▶ What needs to be done:
Extract the lines of the material below, beginning with the first and ending with the line that holds "yticks = list(range(0, 201, 10))". Skip every picture.

##### Dataset content

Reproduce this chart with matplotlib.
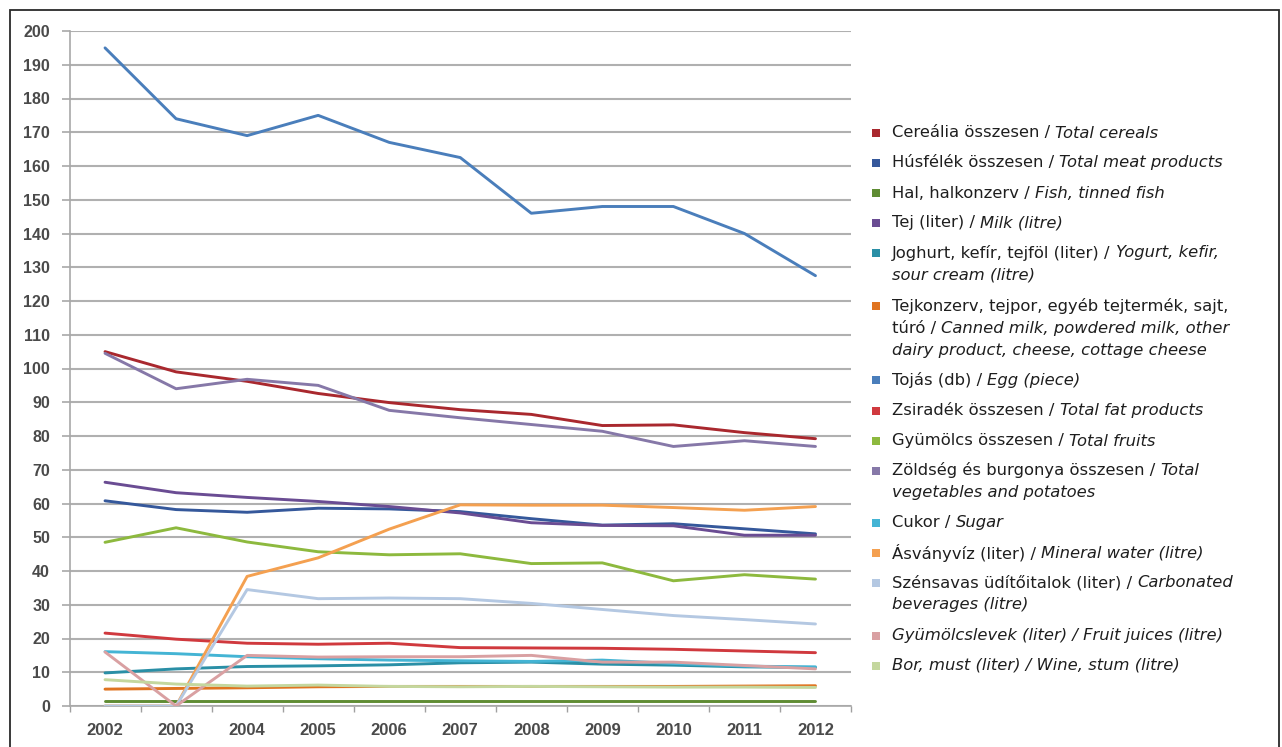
import matplotlib
matplotlib.use("Agg")
import matplotlib.pyplot as plt
from matplotlib.patches import Rectangle
import numpy as np

years = ["2002", "2003", "2004", "2005", "2006", "2007", "2008", "2009", "2010", "2011", "2012"]

cereals      = [105, 99, 96.2, 92.6, 89.9, 87.8, 86.4, 83.1, 83.3, 81, 79.2]
meat         = [60.8, 58.2, 57.4, 58.6, 58.4, 57.6, 55.5, 53.6, 54.0, 52.5, 51.0]
fish         = [1.6, 1.6, 1.6, 1.6, 1.6, 1.6, 1.6, 1.6, 1.6, 1.6, 1.6]
milk         = [66.3, 63.2, 61.8, 60.6, 59.1, 57.2, 54.3, 53.5, 53.4, 50.6, 50.6]
yogurt       = [9.8, 11.0, 11.7, 11.9, 12.2, 12.8, 13.0, 12.4, 12.1, 11.6, 11.4]
canned_milk  = [5.0, 5.2, 5.4, 5.7, 5.8, 5.8, 5.8, 5.8, 5.8, 5.9, 6.0]
egg          = [195, 174, 169, 175, 167, 162.5, 146, 148, 148, 140, 127.5]
fat          = [21.6, 19.8, 18.6, 18.3, 18.6, 17.3, 17.2, 17.1, 16.8, 16.3, 15.8]
fruits       = [48.5, 52.8, 48.6, 45.7, 44.8, 45.1, 42.2, 42.4, 37.1, 38.9, 37.6]
vegetables   = [104.5, 94, 96.8, 95, 87.6, 85.4, 83.4, 81.4, 76.9, 78.6, 76.9]
sugar        = [16.1, 15.5, 14.6, 14.0, 13.6, 13.4, 13.2, 13.6, 12.6, 11.8, 11.6]
mineral      = [0, 0, 38.4, 43.9, 52.4, 59.6, 59.5, 59.5, 58.8, 58.0, 59.1]
carbonated   = [0, 0, 34.5, 31.8, 32.0, 31.8, 30.4, 28.6, 26.8, 25.6, 24.3]
fruit_juice  = [16.0, 0, 15.0, 14.5, 14.6, 14.6, 15.0, 13.0, 13.0, 12.0, 11.0]
wine         = [7.8, 6.5, 5.9, 6.2, 5.8, 5.7, 5.8, 5.7, 5.6, 5.6, 5.5]

yticks = list(range(0, 201, 10))

series = [
    (cereals, "#A9282E", [[("Cereália összesen / ", "normal"), ("Total cereals", "italic")]]),
    (meat, "#35589B", [[("Húsfélék összesen / ", "normal"), ("Total meat products", "italic")]]),
    (fish, "#5F8C33", [[("Hal, halkonzerv / ", "normal"), ("Fish, tinned fish", "italic")]]),
    (milk, "#6A4C93", [[("Tej (liter) / ", "normal"), ("Milk (litre)", "italic")]]),
    (yogurt, "#2A8FA6", [[("Joghurt, kefír, tejföl (liter) / ", "normal"), ("Yogurt, kefir,", "italic")],
                          [("sour cream (litre)", "italic")]]),
    (canned_milk, "#E07420", [[("Tejkonzerv, tejpor, egyéb tejtermék, sajt,", "normal")],
                               [("túró / ", "normal"), ("Canned milk, powdered milk, other", "italic")],
                               [("dairy product, cheese, cottage cheese", "italic")]]),
    (egg, "#4A7EBB", [[("Tojás (db) / ", "normal"), ("Egg (piece)", "italic")]]),
    (fat, "#D0393E", [[("Zsiradék összesen / ", "normal"), ("Total fat products", "italic")]]),
    (fruits, "#8DB93E", [[("Gyümölcs összesen / ", "normal"), ("Total fruits", "italic")]]),
    (vegetables, "#8678A8", [[("Zöldség és burgonya összesen / ", "normal"), ("Total", "italic")],
                              [("vegetables and potatoes", "italic")]]),
    (sugar, "#44B4D4", [[("Cukor / ", "normal"), ("Sugar", "italic")]]),
    (mineral, "#F4A050", [[("Ásványvíz (liter) / ", "normal"), ("Mineral water (litre)", "italic")]]),
    (carbonated, "#B4C8E2", [[("Szénsavas üdítőitalok (liter) / ", "normal"), ("Carbonated", "italic")],
                              [("beverages (litre)", "italic")]]),
    (fruit_juice, "#D9A0A2", [[("Gyümölcslevek (liter) / Fruit juices (litre)", "italic")]]),
    (wine, "#C4D79E", [[("Bor, must (liter) / Wine, stum (litre)", "italic")]]),
]

W, H = 1282, 747
fig = plt.figure(figsize=(W / 100, H / 100), dpi=100)
fig.patch.set_facecolor("white")

def fx(px):
    return px / W

def fy(py):
    return 1 - py / H

ax = fig.add_axes([fx(69.5), fy(706), fx(851) - fx(69.5), fy(31) - fy(706)])
x = np.arange(len(years))
for vals, col, _ in series:
    ax.plot(x, vals, color=col, lw=2.1, solid_joinstyle="round", solid_capstyle="round", zorder=3)

ax.set_xlim(-0.5, len(years) - 0.5)
ax.set_ylim(0, 200)
ax.set_yticks(yticks)
ax.set_yticklabels([str(v) for v in yticks], fontsize=11.5, color="#4a4a4a",
                   family="Liberation Sans", fontweight="bold")
ax.set_xticks(x)
ax.set_xticklabels(years, fontsize=12, color="#4a4a4a", family="Liberation Sans", fontweight="bold")
ax.set_xticks(np.arange(len(years) + 1) - 0.5, minor=True)
ax.tick_params(axis="x", which="major", length=0, pad=12)
ax.tick_params(axis="x", which="minor", length=4, color="#a0a0a0", width=1)
ax.tick_params(axis="y", length=6, color="#a8a8a8", width=1.2, pad=8)
ax.yaxis.grid(True, color="#b0b0b0", lw=1.5, zorder=1)
for s in ["top", "right"]:
    ax.spines[s].set_visible(False)
ax.spines["left"].set_color("#a8a8a8")
ax.spines["bottom"].set_color("#a8a8a8")
ax.spines["left"].set_linewidth(1.2)
ax.spines["bottom"].set_linewidth(1.2)

# figure border
fig.patches.append(Rectangle((fx(10), fy(760)), fx(1279) - fx(10), fy(10) - fy(760),
                             transform=fig.transFigure, fill=False, edgecolor="#2a2a2a", lw=1.3))

# legend
renderer = fig.canvas.get_renderer()
line_y = [[133], [163], [193], [223], [253, 275.5], [305.5, 328, 350.5], [380.5], [411], [441],
          [470.5, 492.7], [522.5], [552.5], [582.5, 605], [635.5], [665.5]]
fs = 11.8
for (vals, col, lines), ys in zip(series, line_y):
    fig.patches.append(Rectangle((fx(872), fy(ys[0] + 4)), fx(8) - fx(0), fy(0) - fy(8),
                                 transform=fig.transFigure, facecolor=col, edgecolor="none"))
    for segs, yy in zip(lines, ys):
        xpos = 892
        for txt, style in segs:
            t = fig.text(fx(xpos), fy(yy), txt, fontsize=fs, style=style, family="DejaVu Sans",
                         color="#1e1e1e", va="center", ha="left")
            bb = t.get_window_extent(renderer=renderer)
            xpos += bb.width

fig.savefig("out.png", dpi=100, facecolor="white")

##########

▶ Exercise result:
Reproduce this chart with matplotlib.
import matplotlib
matplotlib.use("Agg")
import matplotlib.pyplot as plt
from matplotlib.patches import Rectangle
import numpy as np

years = ["2002", "2003", "2004", "2005", "2006", "2007", "2008", "2009", "2010", "2011", "2012"]

cereals      = [105, 99, 96.2, 92.6, 89.9, 87.8, 86.4, 83.1, 83.3, 81, 79.2]
meat         = [60.8, 58.2, 57.4, 58.6, 58.4, 57.6, 55.5, 53.6, 54.0, 52.5, 51.0]
fish         = [1.6, 1.6, 1.6, 1.6, 1.6, 1.6, 1.6, 1.6, 1.6, 1.6, 1.6]
milk         = [66.3, 63.2, 61.8, 60.6, 59.1, 57.2, 54.3, 53.5, 53.4, 50.6, 50.6]
yogurt       = [9.8, 11.0, 11.7, 11.9, 12.2, 12.8, 13.0, 12.4, 12.1, 11.6, 11.4]
canned_milk  = [5.0, 5.2, 5.4, 5.7, 5.8, 5.8, 5.8, 5.8, 5.8, 5.9, 6.0]
egg          = [195, 174, 169, 175, 167, 162.5, 146, 148, 148, 140, 127.5]
fat          = [21.6, 19.8, 18.6, 18.3, 18.6, 17.3, 17.2, 17.1, 16.8, 16.3, 15.8]
fruits       = [48.5, 52.8, 48.6, 45.7, 44.8, 45.1, 42.2, 42.4, 37.1, 38.9, 37.6]
vegetables   = [104.5, 94, 96.8, 95, 87.6, 85.4, 83.4, 81.4, 76.9, 78.6, 76.9]
sugar        = [16.1, 15.5, 14.6, 14.0, 13.6, 13.4, 13.2, 13.6, 12.6, 11.8, 11.6]
mineral      = [0, 0, 38.4, 43.9, 52.4, 59.6, 59.5, 59.5, 58.8, 58.0, 59.1]
carbonated   = [0, 0, 34.5, 31.8, 32.0, 31.8, 30.4, 28.6, 26.8, 25.6, 24.3]
fruit_juice  = [16.0, 0, 15.0, 14.5, 14.6, 14.6, 15.0, 13.0, 13.0, 12.0, 11.0]
wine         = [7.8, 6.5, 5.9, 6.2, 5.8, 5.7, 5.8, 5.7, 5.6, 5.6, 5.5]

yticks = list(range(0, 201, 10))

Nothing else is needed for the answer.